Edda: Kasachstan verfolgt da eine sogenannte Multivektor-Politik (Anm. d. Red.: Bestreben, durch Bündnisse mit verschiedenen Partnern eigenständig zu bleiben). Die Frage ist: Wer definiert eigentlich Zentralasien als eine Region? Es ist nicht naturgegeben, dass man immer noch dem Einflussgebiet der früheren Sowjetunion angehört. Die Länder wollen sich emanzipieren, und das geschieht in unterschiedlichem Tempo und entsprechend mit unterschiedlichen Interessen in den fünf zentralasiatischen Staaten. Ich glaube, dass gerade die Präsidenten der beiden großen Staaten, Nasarbajew und Mirsijojew, eine regionale Zusammenarbeit als identitätsstiftend und vorteilhaft ansehen.

„Alle zentralasiatischen Staaten sind bis heute säkular. Der Kampf gegen Terrorismus und Extremismus wird hier immer wieder missbraucht, um missliebige Gruppierungen oder Aktivisten auszuschalten“

Das führt uns zur Frage nach der Verkehrssprache in der Region.
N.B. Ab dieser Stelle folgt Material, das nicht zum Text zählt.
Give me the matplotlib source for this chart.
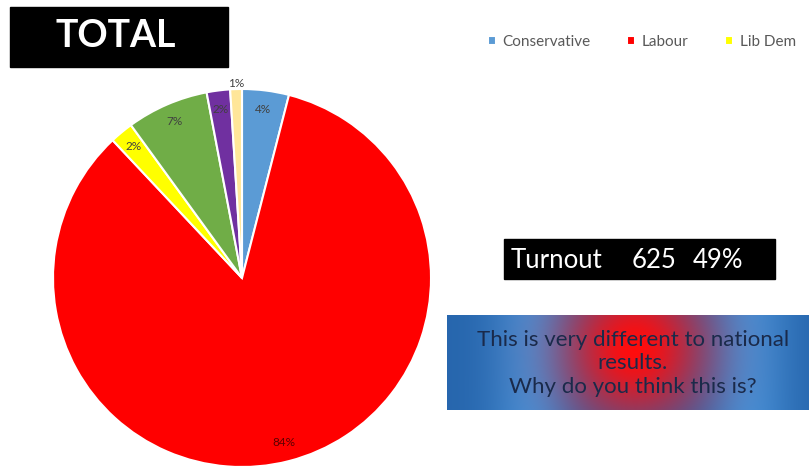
import numpy as np
import matplotlib
matplotlib.use("Agg")
from matplotlib import pyplot as plt
from matplotlib.patches import Rectangle

plt.rcParams["font.family"] = ["Lato", "DejaVu Sans"]

parties = ["Conservative", "Labour", "Lib Dem", "Green", "UKIP", "Other"]
shares = [4, 84, 2, 7, 2, 1]
colours = ["#5B9BD5", "#FF0000", "#FFFF00", "#70AD47", "#7030A0", "#FFE699"]
turnout_votes = 625
turnout_pct = 49

W, H = 810, 467
fig = plt.figure(figsize=(W / 100, H / 100), dpi=100)

# pie, centre (242, 278) px, radius ~189 px
ax = fig.add_axes([53 / W, 0, 378 / W, 378 / H])
wedges, _, autotexts = ax.pie(
    shares, colors=colours, startangle=90, counterclock=False,
    autopct="%1.0f%%", pctdistance=0.9,
    wedgeprops=dict(edgecolor="white", linewidth=1.5),
    textprops=dict(fontsize=8.5, color="#404040"))
autotexts[1].set_color("#5a0000")
autotexts[-1].set_position((autotexts[-1].get_position()[0], 1.03))
ax.set_xlim(-1, 1)
ax.set_ylim(-1, 1)
ax.set_aspect("auto")

fig.legend(wedges[:3], parties[:3], loc="center left",
           bbox_to_anchor=(474 / W, 1 - 42 / H), ncol=3, frameon=False,
           handlelength=0.55, handleheight=0.55, handletextpad=0.4,
           columnspacing=2.4, fontsize=11, labelcolor="#595959")

# title box
fig.patches.append(Rectangle((10 / W, 1 - 67 / H), 218 / W, 60 / H,
                             transform=fig.transFigure, color="black"))
fig.text(116 / W, 1 - 36 / H, "TOTAL", color="white", fontsize=27,
         fontweight="bold", ha="center", va="center")

# turnout box
fig.patches.append(Rectangle((504 / W, 1 - 279 / H), 271 / W, 40 / H,
                             transform=fig.transFigure, color="black"))
tk = dict(color="white", fontsize=18.5, va="center")
fig.text(511 / W, 1 - 260 / H, "Turnout", **tk)
fig.text(632 / W, 1 - 260 / H, str(turnout_votes), **tk)
fig.text(693 / W, 1 - 260 / H, f"{turnout_pct}%", **tk)

# gradient box
gx = fig.add_axes([447 / W, 1 - 410 / H, 361 / W, 95 / H])
xs = np.linspace(0, 1, 361)
ys = np.linspace(0, 1, 95)
X, Y = np.meshgrid(xs, ys)
blue_dark = np.array([0.15, 0.40, 0.68])
blue_light = np.array([0.26, 0.56, 0.84])
red = np.array([1.0, 0.05, 0.05])
band = np.exp(-((X - 0.24) / 0.12) ** 2) + np.exp(-((X - 0.83) / 0.12) ** 2)
band = np.clip(band, 0, 1)[..., None]
img = blue_dark * (1 - band) + blue_light * band
rw = np.exp(-((X - 0.52) / 0.2) ** 2 - ((Y - 0.65) / 0.8) ** 2)[..., None]
img = img * (1 - rw) + red * rw
gx.imshow(img, aspect="auto", origin="lower", extent=[0, 1, 0, 1])
gx.set_axis_off()
gx.text(0.515, 0.49, "This is very different to national\nresults.\nWhy do you think this is?",
        ha="center", va="center", fontsize=16, color="#1a2a4a",
        linespacing=1.2, transform=gx.transAxes)

plt.savefig("out.png", dpi=100)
In welcher Sprache arbeitet ihr hier?

Edda: Ich habe ja nun mittlerweile Russisch gelernt. Allerdings sprechen die Menschen im Süden von Kasachstan oder teilweise in Tadschikistan zunehmend weniger oder nur noch ganz schlecht Russisch. Da die Beherrschung des Russischen ein Bildungskriterium ist, verlassen viele Zentralasiaten, die Russisch als Muttersprache oder Fremdsprache beherrschen, ihre abgelegene Heimat, weil sie mit diesen Kenntnissen woanders bessere Perspektiven haben. 

Othmara: Ich arbeite für ein deutsch- und russischsprachiges Medium. Dementsprechend sind meine Kommunikationssprachen Deutsch und Russisch, manchmal aber auch Englisch. Ich bin auch immer wieder überrascht, wie viele Menschen im postsowjetischen Raum Deutsch als zweite Fremdsprache gelernt haben. Und die freuen sich häufig, wenn Deutsche kommen und sie ihre Kenntnisse anwenden können. 

Zentralasien ist islamisch geprägt und befindet sich in unmittelbarer Nachbarschaft zu Afghanistan. Wie sieht es hier sicherheitspolitisch aus?

Edda: Zunächst einmal: Alle zentralasiatischen Staaten sind bis heute säkular. Der Kampf gegen Terrorismus und Extremismus wird hier immer wieder missbraucht, um missliebige Gruppierungen oder Aktivisten auszuschalten. In Usbekistan unter Karimow beispielsweise hatte das System. Die Leute kamen auf schwarze Listen potenzieller Extremisten, wenn sie sich nur gegen die Regierung geäußert hatten, selbst wenn dies gar nichts mit Religion zu tun hatte. Gleichzeitig ist das religiöse Leben in den vergangenen Jahren stärker und sichtbarer geworden. Aber diese Wahrnehmung, die man im Westen häufig hat, dass Zentralasien eine Keimzelle für Islamisten sei, ist so nicht ganz richtig. Es sind vor allem die Arbeitsemigranten aus Zentralasien in Russland, die dafür besonders anfällig zu sein scheinen. Aber sie radikalisieren sich meist nicht hier in Zentralasien, sondern im Ausland. Der besonders enge Familienverband, der den Menschen hier Halt gibt, wird durch die Arbeitsmigration zerrissen. Und entsprechend verlieren sie ihren sozialen Halt. Diese Zusammenhänge sollte man differenzierter recherchieren und darstellen.

Bleibt ihr dieser Region treu?

Othmara: Zentralasien ist sehr spannend, und es gibt so viel zu berichten. Ich kann mir hier eine wichtige Nischenkompetenz aneignen. Aber ich bin noch jung und kann nicht mit Sicherheit sagen, ob ich auch in fünf Jahren noch hier sein werde.

Edda: Zentralasien ist journalistisch so reich, obwohl es auch gerade für Journalisten eine schwierige Region ist. Die Offenheit der Menschen und ihr Interesse an uns Fremden finde ich toll. Eine der witzigsten Fragen, die ich hier jemals gestellt bekommen habe, war: Stimmt es, dass in Deutschland Männer und Frauen zusammen nackt in die Sauna gehen? Die Antwort hat Fassungslosigkeit, aber auch viele weitere Nachfragen ausgelöst. Insofern sind wir Journalisten nicht nur als Zentralasien-Erklärer in Deutschland unterwegs, sondern auch umgekehrt als Botschafter Deutschlands in dieser Region.